RE: Disproving Odin - An Experiment in arguing with a theist with Theist logic
March 19, 2018 at 7:07 pm
(March 19, 2018 at 6:07 pm)LadyForCamus Wrote:(March 19, 2018 at 2:50 pm)SteveII Wrote: You are not differentiating between our inductive experience and our inductive reasoning. They are not the same thing. For the past nearly 100 years people have dedicated their lives to figuring out what might have come before our universe. A super-obvious assumption MUST be present to even begin that enterprise: that there exists, as an objective feature of reality, a Causal Principle.
Are you saying that The Causal Priniple is not born out of our inductive experience? If not, then why do its proponents assume it’s an obvious truth? What about the principle makes it obvious other than our direct experience of a universe that we can best describe in terms of cause and effect? Isn’t that what human intuition is, after all? Instinct derived from our aggregate experiences? We are forever limited to our experience as beings within this universe, and as constituents of it. I don’t see any way we can soundly reason beyond that experience. I agree with you that there are probably objective features to reality, but I don’t see that a positive case for the CP as an objective feature has been sufficiently argued. ‘Everything we know about has a cause, therefore things we don’t know about, or may never be able to know about, also have to have causes’ is still a composition fallacy.
I am saying that while we can look to our inductive experience as a guide, people who think about such things like before the universe are also using inductive reasoning. You seem to think the only tool that can be used is experience. However, since they know that the our laws of physics do not necessarily apply to other states of reality, they are reasoning into a lot of assumptions.

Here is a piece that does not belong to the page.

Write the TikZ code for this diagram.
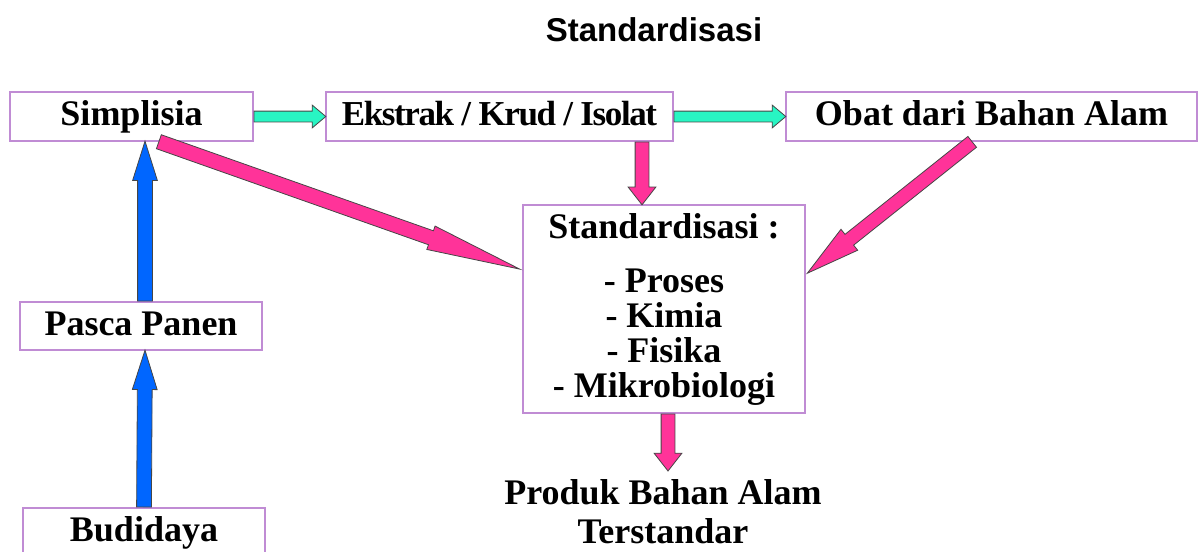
\documentclass[tikz,border=0pt]{standalone}
\usepackage{fontspec}
\setmainfont{Liberation Serif}
\newfontfamily\titlefont{Liberation Sans}
\newfontfamily\tightserif[LetterSpace=-4]{Liberation Serif}
\usetikzlibrary{calc,shapes.arrows}

\definecolor{boxline}{RGB}{192,140,212}
\definecolor{arrowline}{RGB}{70,70,70}
\definecolor{tealfill}{RGB}{40,245,195}
\definecolor{pinkfill}{RGB}{255,51,153}
\definecolor{bluefill}{RGB}{0,102,255}

% block arrow between two named points
\newcommand{\fatlink}[3]{%
    \path let \p1=($(#3)-(#2)$), \n1={veclen(\x1,\y1)} in
        (#2) -- node[#1, pos=0, anchor=tail, minimum height=\n1] {} (#3);}

\begin{document}
\begin{tikzpicture}[x=1pt, y=-1pt,
    box/.style={draw=boxline, line width=1.2pt, fill=white, inner sep=0pt,
        minimum height=49, font=\fontsize{36}{35}\selectfont\bfseries},
    oneline/.style={text height=24, text depth=6},
    fatarrow/.style={single arrow, draw=arrowline, line width=0.8pt, inner xsep=0pt,
        sloped, allow upside down},
    tealarrow/.style={fatarrow, fill=tealfill, inner ysep=5,
        single arrow head extend=6, single arrow tip angle=80},
    pinkdown/.style={fatarrow, fill=pinkfill, inner ysep=6.5,
        single arrow head extend=7, single arrow tip angle=76},
    pinkleft/.style={fatarrow, fill=pinkfill, inner ysep=7,
        single arrow head extend=5, single arrow tip angle=15},
    pinkright/.style={fatarrow, fill=pinkfill, inner ysep=6.5,
        single arrow head extend=6.5, single arrow tip angle=28},
    bluearrow/.style={fatarrow, fill=bluefill, inner ysep=7,
        single arrow head extend=5, single arrow tip angle=35}]
    \useasboundingbox (0,0) rectangle (1198,551);

    % Title
    \node[font=\titlefont\fontsize{33}{36}\selectfont\bfseries] (title) at (654,30) {Standardisasi};

    % Top row
    \node[box, oneline, minimum width=243] (simplisia) at (131.5,116.5) {Simplisia};
    \node[box, oneline, minimum width=347, font=\tightserif\fontsize{35}{35}\selectfont\bfseries] (ekstrak) at (499.5,116.5) {Ekstrak / Krud / Isolat};
    \node[box, oneline, minimum width=411] (obat) at (991.5,116.5) {Obat dari Bahan Alam};

    % Left column
    \node[box, oneline, minimum width=242, minimum height=48] (pasca) at (141,326) {Pasca Panen};
    \node[box, oneline, minimum width=242] (budidaya) at (144,532.5) {Budidaya};

    % Standardisation box
    \node[box, minimum width=282, minimum height=208, align=center] (std) at (664,309)
        {Standardisasi :\\[19pt] - Proses\\ - Kimia\\ - Fisika\\ - Mikrobiologi};

    % Result
    \node[font=\fontsize{36}{39}\selectfont\bfseries, align=center] (produk) at (663,512)
        {Produk Bahan Alam\\ Terstandar};

    % Arrow end points
    \coordinate (s1) at ($(simplisia.south)+(13.5,0)$);
    \coordinate (s2) at ($(simplisia.south)+(27,0)$);
    \coordinate (p1) at ($(pasca.north)+(4,0)$);
    \coordinate (p2) at ($(pasca.south)+(4,0)$);
    \coordinate (b1) at (budidaya.north);
    \coordinate (e1) at ($(std.north)+(-22,0)$);
    \coordinate (e0) at (ekstrak.south -| e1);
    \coordinate (l1) at ($(std.west)+(-3,-40)$);
    \coordinate (o1) at ($(obat.south)+(-19,0)$);
    \coordinate (r1) at ($(std.east)+(2,-36)$);
    \coordinate (d0) at ($(std.south)+(4,0)$);
    \coordinate (d1) at ($(d0)+(0,57)$);

    % Teal arrows
    \fatlink{tealarrow}{simplisia.east}{ekstrak.west}
    \fatlink{tealarrow}{ekstrak.east}{obat.west}

    % Blue arrows
    \fatlink{bluearrow}{b1}{p2}
    \fatlink{bluearrow}{p1}{s1}

    % Pink arrows
    \fatlink{pinkleft}{s2}{l1}
    \fatlink{pinkdown}{e0}{e1}
    \fatlink{pinkright}{o1}{r1}
    \fatlink{pinkdown}{d0}{d1}
\end{tikzpicture}
\end{document}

Quote:Quote:When debating something like this, one possible goal is to show the high intellectual price your opponent has to pay for objecting to a premise. This is one such case. Let's see:
A) Because the KCA is a inductive argument and the premises are probabilities, what you are actually claiming when you say Premise (1) is false is that it is more probable that it is false.
I feel like you’re talking past me. I’m not asserting premise (1) is false. I’m saying you have no way to demonstrate or justify that assumption is an obvious truth, or that it’s more likely true than not. If you can’t, then the argument is stalled at (1). Even if I grant you (1), you’re now stuck at (2). ‘I set them up unjustified, and if you can’t knock them down, I win’ is not how this works. The onus is on you.
I thought that was what you were thinking--that's why I brought it up. The onus is not on me if the position is that these are near universally held beliefs. There is a good reason why most challengers to the KCA do not try to attack Premise (1). Being skeptical of Premise (1) carries a high price because to make any headway against the argument, you can't just bring up the objection, you have to say that the Premise (1) is not likely. Simply bringing up a remote possibility does nothing to an inductive argument.
Quote:Quote:That a causal principle is not an objective feature of reality is more likely true. You have to propose that it was at least possible for our universe to just pop into being. But what makes universes so special that only they can pop into being? Why doesn't just anything pop into being today?
First of all, this is the same composition fallacy, restated. Things within our universe can’t pop into being, therefore the universe it’s self cannot. I’m not even sure what you mean by, “pop into being”. Jehanne just put up a thread with some current scientific hypotheses describing an eternal, infinite universe, despite your foot stamping about the math.
If you want to go with questioning a causal principle as an objective feature of reality, you have to answer questions like why only universes pop into existence and why not other things like dogs, pasta, and VW Beetles. They are infinitely more simple than universes.
Your second sentence would be an objection to Premise (2). To that, I say there is the math problem about an infinite series of causes as well as the most promising and well-received models do posit a universe starting a finite time ago. Again, simply putting up a possibility does not get make Premise (2) unlikely. That is a much bigger task because I will continually trot out the majority of the cosmologists and their take on things. And like I said above, I can throw in the rather significant infinity problem to push it way over the top. So, I have both scientific grounds and philosophical grounds to support Premise (2). Jehanne has a fringe theory and an uphill philosophical battle to contend with.
Quote:You must mean that we humans cannot describe our experiences within the universe without using causal principles in our descriptions, right? That, I would agree with. But, how can we possibly reason beyond that?
I don't think we are too far off. Just you think that your objections carry more weight than I think they do.
Quote:Quote:Go ahead, try to describe such a state of affairs. What can or cannot happen when you need no prior state for absolutely nothing (or is it everything)? I'm interested to hear you try.
An eternal universe. Infinite space and time. No beginning, and no end.
I’m not sure what you mean here.
You can't describe a structure to a state that has no causal principle. The only law would be that there are none. I really don't see how anything could exist without a causal principle. You can't have matter, movement, or enduring through time. I am not sure you can even have what would pass for space without a causal principle. The very question of whether anything could exist without it seems legit. This is why I claim that a causal principle seems to be an objective feature of reality/existence.